» **Given task**: Tally every line of the material that includes "chart", then give the tally and nothing else.

» **Data**:

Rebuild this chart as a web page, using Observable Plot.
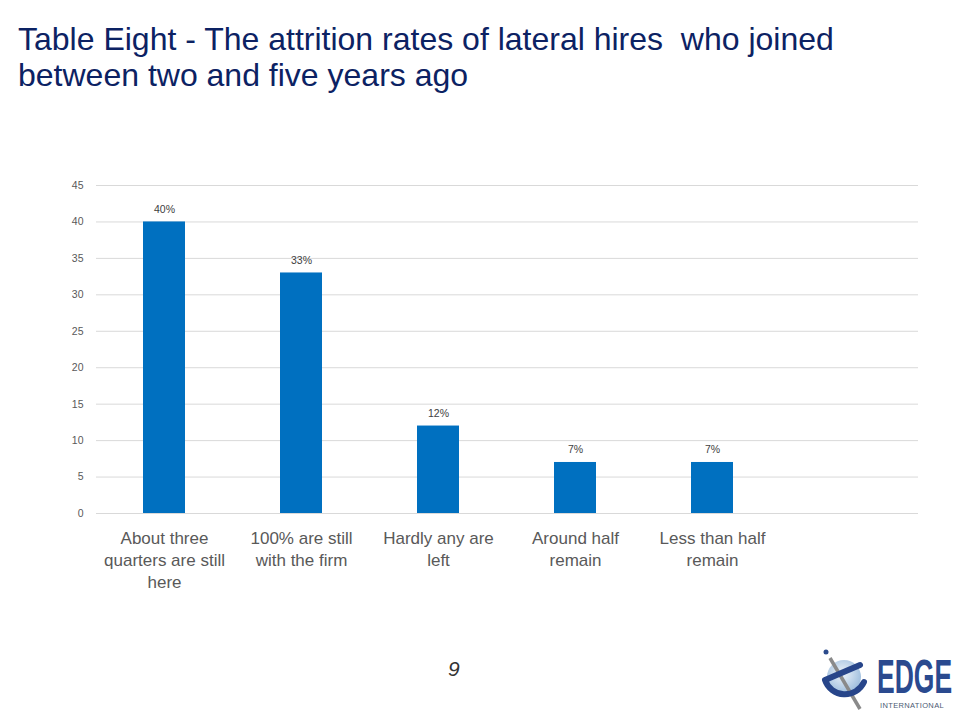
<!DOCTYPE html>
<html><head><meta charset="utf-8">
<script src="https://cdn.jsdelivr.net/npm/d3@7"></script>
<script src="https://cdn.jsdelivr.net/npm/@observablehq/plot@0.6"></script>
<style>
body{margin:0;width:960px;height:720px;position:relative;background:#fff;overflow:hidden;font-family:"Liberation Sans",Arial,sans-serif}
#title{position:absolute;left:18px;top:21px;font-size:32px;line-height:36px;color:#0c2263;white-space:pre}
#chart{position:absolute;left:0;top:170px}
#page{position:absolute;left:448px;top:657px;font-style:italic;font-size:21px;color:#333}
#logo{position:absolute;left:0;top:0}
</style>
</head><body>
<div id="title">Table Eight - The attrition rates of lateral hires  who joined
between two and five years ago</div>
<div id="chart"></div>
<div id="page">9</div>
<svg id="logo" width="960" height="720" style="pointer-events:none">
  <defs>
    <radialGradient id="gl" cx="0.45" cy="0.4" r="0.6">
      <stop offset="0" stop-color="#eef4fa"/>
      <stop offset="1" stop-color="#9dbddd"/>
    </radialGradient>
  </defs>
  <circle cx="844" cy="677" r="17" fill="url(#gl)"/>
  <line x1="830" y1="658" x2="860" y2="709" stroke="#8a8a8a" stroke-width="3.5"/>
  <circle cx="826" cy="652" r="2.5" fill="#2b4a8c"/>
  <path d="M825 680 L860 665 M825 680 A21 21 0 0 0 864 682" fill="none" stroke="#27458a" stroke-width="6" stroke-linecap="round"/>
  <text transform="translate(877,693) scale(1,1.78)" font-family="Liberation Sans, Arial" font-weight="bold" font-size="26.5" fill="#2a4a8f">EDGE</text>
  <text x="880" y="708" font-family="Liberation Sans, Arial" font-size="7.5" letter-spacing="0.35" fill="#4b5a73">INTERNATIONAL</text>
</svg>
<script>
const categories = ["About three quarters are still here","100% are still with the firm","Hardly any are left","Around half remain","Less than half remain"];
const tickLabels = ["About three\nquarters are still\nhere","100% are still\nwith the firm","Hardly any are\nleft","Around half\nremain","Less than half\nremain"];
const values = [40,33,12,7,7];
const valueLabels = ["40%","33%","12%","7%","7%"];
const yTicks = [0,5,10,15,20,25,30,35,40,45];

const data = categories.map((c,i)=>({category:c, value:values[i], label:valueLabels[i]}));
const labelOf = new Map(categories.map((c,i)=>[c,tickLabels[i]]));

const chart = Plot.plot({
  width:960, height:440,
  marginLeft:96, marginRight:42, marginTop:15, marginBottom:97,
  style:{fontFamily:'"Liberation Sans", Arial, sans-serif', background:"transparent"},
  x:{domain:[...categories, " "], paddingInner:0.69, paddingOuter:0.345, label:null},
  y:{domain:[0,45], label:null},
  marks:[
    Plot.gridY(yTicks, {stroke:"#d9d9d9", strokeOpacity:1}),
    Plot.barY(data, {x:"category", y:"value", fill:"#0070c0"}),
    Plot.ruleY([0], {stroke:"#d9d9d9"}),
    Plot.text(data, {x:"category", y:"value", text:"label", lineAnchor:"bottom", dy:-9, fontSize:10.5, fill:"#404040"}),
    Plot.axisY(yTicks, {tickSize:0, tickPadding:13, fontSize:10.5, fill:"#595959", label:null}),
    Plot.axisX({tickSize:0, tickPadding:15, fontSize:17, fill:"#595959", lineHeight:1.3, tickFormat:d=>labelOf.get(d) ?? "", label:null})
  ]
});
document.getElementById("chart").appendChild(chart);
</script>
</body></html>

» **Solution**: 5